TPM’s readership is “very affluent” relative to the general population, and friends in the publishing industry told Marshall that $50 per year was too low. Some said he should charge $100, even $200. On the flip side, Marshall didn’t want to alienate those core readers who might struggle to pay $50. The solution he came up with, perhaps taking a cue from Radiohead: Sell memberships for $50, but suggest members can pay as much as they want (in increments of $50) to sponsor readers who don’t have the cash. The win-win is that more readers get access and — more importantly — TPM gets more money.
“We’re not presenting this as ‘You need to give more money for the starving TPM readers in Africa,’” Marshall said. “We want to be totally upfront: We’re trying to build as big a revenue base as we can. This seemed to be a way that fit with those needs for us.”
As for how TPM will determine eligibility for freebie membership: No tax returns necessary, Marshall says. TPM is still working out the infrastructure for these kinds of memberships but the site will probably just ask for proof of student or senior status, for example, in cases where readers claim they have a low fixed-income or could otherwise use a Prime handout.
Marshall’s goal is to get about 10,000 subscribers in the first year-plus.
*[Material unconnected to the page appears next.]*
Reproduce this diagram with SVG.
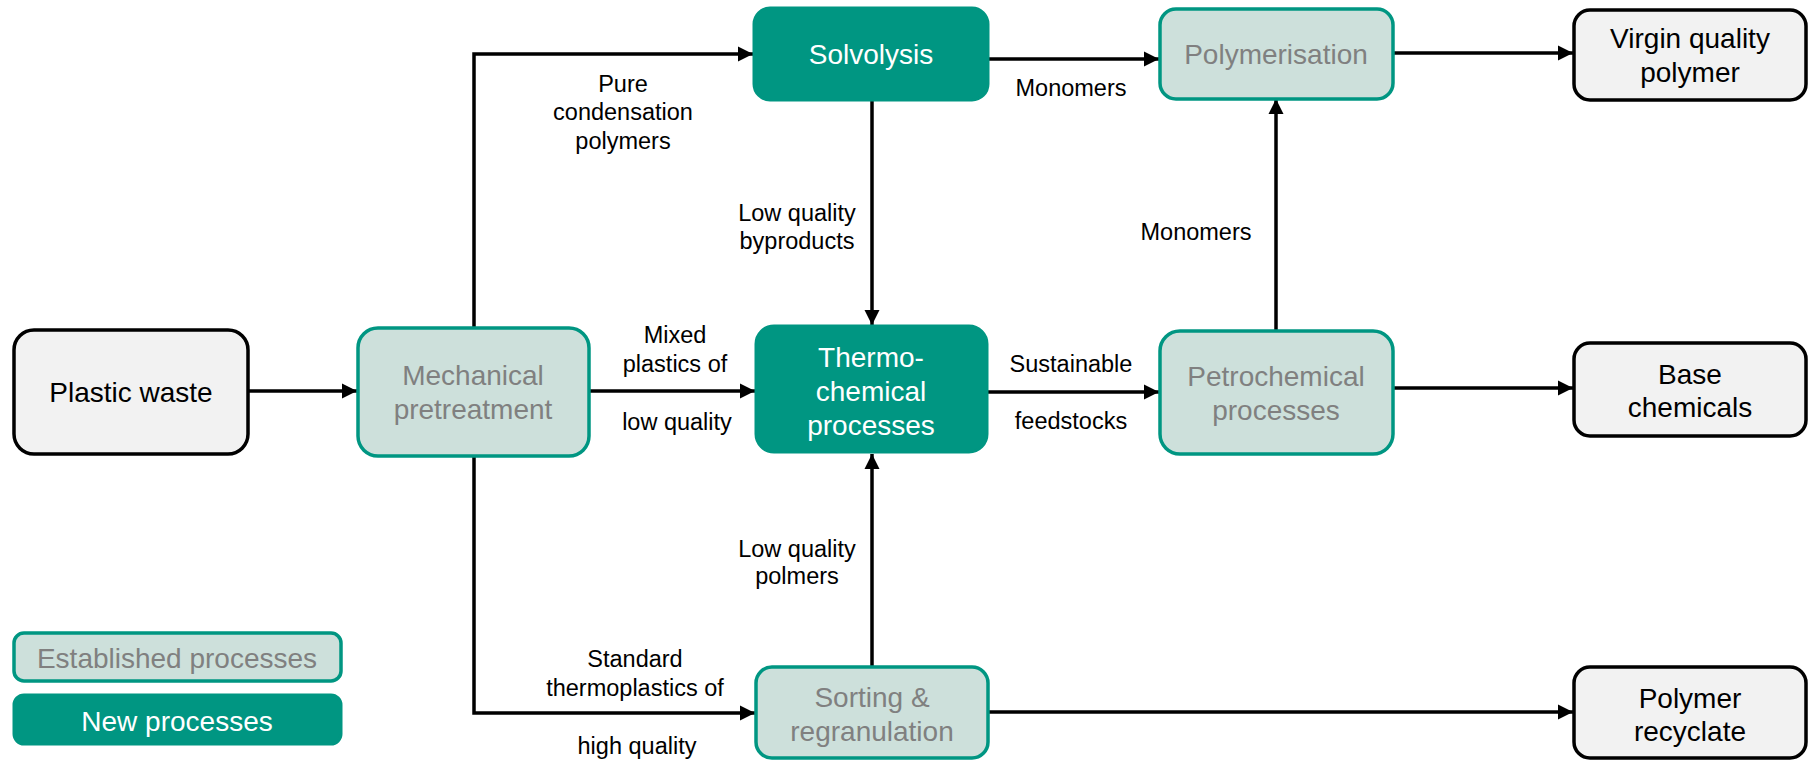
<svg xmlns="http://www.w3.org/2000/svg" width="1810" height="760" viewBox="0 0 1810 760">
<defs>
<style>
text{font-family:"Liberation Sans",Arial,sans-serif;dominant-baseline:central;text-anchor:middle}
.out rect{fill:#f2f2f2;stroke:#000;stroke-width:3.5}
.out text{fill:#000;font-size:28px}
.est rect{fill:#cde0db;stroke:#009682;stroke-width:3.5}
.est text{fill:#808080;font-size:28px}
.new rect{fill:#009682;stroke:#009682;stroke-width:3}
.new text{fill:#fff;font-size:28px}
.lbl{fill:#000;font-size:23.5px}
.conn{fill:none;stroke:#000;stroke-width:3.5}
</style>
<marker id="ah" viewBox="0 0 10 10" refX="10" refY="5" markerWidth="4.4" markerHeight="4.4" markerUnits="strokeWidth" orient="auto"><path d="M0,0 L10,5 L0,10 z" fill="#000"/></marker>
</defs>
<rect width="1810" height="760" fill="#fff"/>
<g id="connectors">
<path class="conn" d="M248,391 H357" marker-end="url(#ah)"/>
<path class="conn" d="M474,327 V54 H753" marker-end="url(#ah)"/>
<path class="conn" d="M474,457 V713 H755" marker-end="url(#ah)"/>
<path class="conn" d="M589,391 H755" marker-end="url(#ah)"/>
<path class="conn" d="M989,59 H1159" marker-end="url(#ah)"/>
<path class="conn" d="M872,100 V325" marker-end="url(#ah)"/>
<path class="conn" d="M872,667 V454" marker-end="url(#ah)"/>
<path class="conn" d="M987,392 H1159" marker-end="url(#ah)"/>
<path class="conn" d="M1276,330 V99" marker-end="url(#ah)"/>
<path class="conn" d="M1393,53 H1573" marker-end="url(#ah)"/>
<path class="conn" d="M1393,388 H1573" marker-end="url(#ah)"/>
<path class="conn" d="M988,712 H1573" marker-end="url(#ah)"/>
</g>
<g id="labels">
<text class="lbl" x="623" y="84">Pure</text>
<text class="lbl" x="623" y="112">condensation</text>
<text class="lbl" x="623" y="141">polymers</text>
<text class="lbl" x="797" y="213">Low quality</text>
<text class="lbl" x="797" y="241">byproducts</text>
<text class="lbl" x="1071" y="88">Monomers</text>
<text class="lbl" x="1196" y="232">Monomers</text>
<text class="lbl" x="675" y="335">Mixed</text>
<text class="lbl" x="675" y="364">plastics of</text>
<text class="lbl" x="677" y="422">low quality</text>
<text class="lbl" x="1071" y="364">Sustainable</text>
<text class="lbl" x="1071" y="421">feedstocks</text>
<text class="lbl" x="797" y="549">Low quality</text>
<text class="lbl" x="797" y="576">polmers</text>
<text class="lbl" x="635" y="659">Standard</text>
<text class="lbl" x="635" y="688">thermoplastics of</text>
<text class="lbl" x="637" y="746">high quality</text>
</g>
<g id="plastic-waste" class="out"><rect x="14" y="330" width="234" height="124" rx="20"/><text x="131" y="392">Plastic waste</text></g>
<g id="mechanical" class="est"><rect x="358" y="328" width="231" height="128" rx="20"/><text x="473" y="375">Mechanical</text><text x="473" y="409">pretreatment</text></g>
<g id="solvolysis" class="new"><rect x="754" y="8" width="234" height="92" rx="16"/><text x="871" y="54">Solvolysis</text></g>
<g id="thermo" class="new"><rect x="756" y="326" width="231" height="126" rx="18"/><text x="871" y="357">Thermo-</text><text x="871" y="391">chemical</text><text x="871" y="425">processes</text></g>
<g id="sorting" class="est"><rect x="756" y="667" width="232" height="91" rx="16"/><text x="872" y="697">Sorting &amp;</text><text x="872" y="731">regranulation</text></g>
<g id="polymerisation" class="est"><rect x="1160" y="9" width="233" height="90" rx="16"/><text x="1276" y="54">Polymerisation</text></g>
<g id="petrochemical" class="est"><rect x="1160" y="331" width="233" height="123" rx="20"/><text x="1276" y="376">Petrochemical</text><text x="1276" y="410">processes</text></g>
<g id="virgin" class="out"><rect x="1574" y="10" width="232" height="90" rx="16"/><text x="1690" y="38">Virgin quality</text><text x="1690" y="72">polymer</text></g>
<g id="base" class="out"><rect x="1574" y="343" width="232" height="93" rx="16"/><text x="1690" y="374">Base</text><text x="1690" y="407">chemicals</text></g>
<g id="recyclate" class="out"><rect x="1574" y="667" width="232" height="91" rx="16"/><text x="1690" y="698">Polymer</text><text x="1690" y="731">recyclate</text></g>
<g id="legend-established" class="est"><rect x="14" y="633" width="327" height="48" rx="10"/><text x="177" y="658">Established processes</text></g>
<g id="legend-new" class="new"><rect x="14" y="695" width="327" height="49" rx="10"/><text x="177" y="721">New processes</text></g>
</svg>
In the immediate future, he is hoping to get enough early members to be able to hire one full-time staffer devoted to Prime.
Depending on how many subscribers the premium service gets in the longer term, there are other deep-dive forms of journalism Marshall wants to explore. (Data journalism is one example.) Come 2013, TPM is expanding its core site with new verticals — he’s thinking about business, technology, and telecommunications — and plans to hire in its Washington, D.C., newsroom.
“I like being involved in innovative journalism and innovative publishing,” Marshall said. “There are things that we have not been able to do in our current model that we will be able to do now. I’m excited.”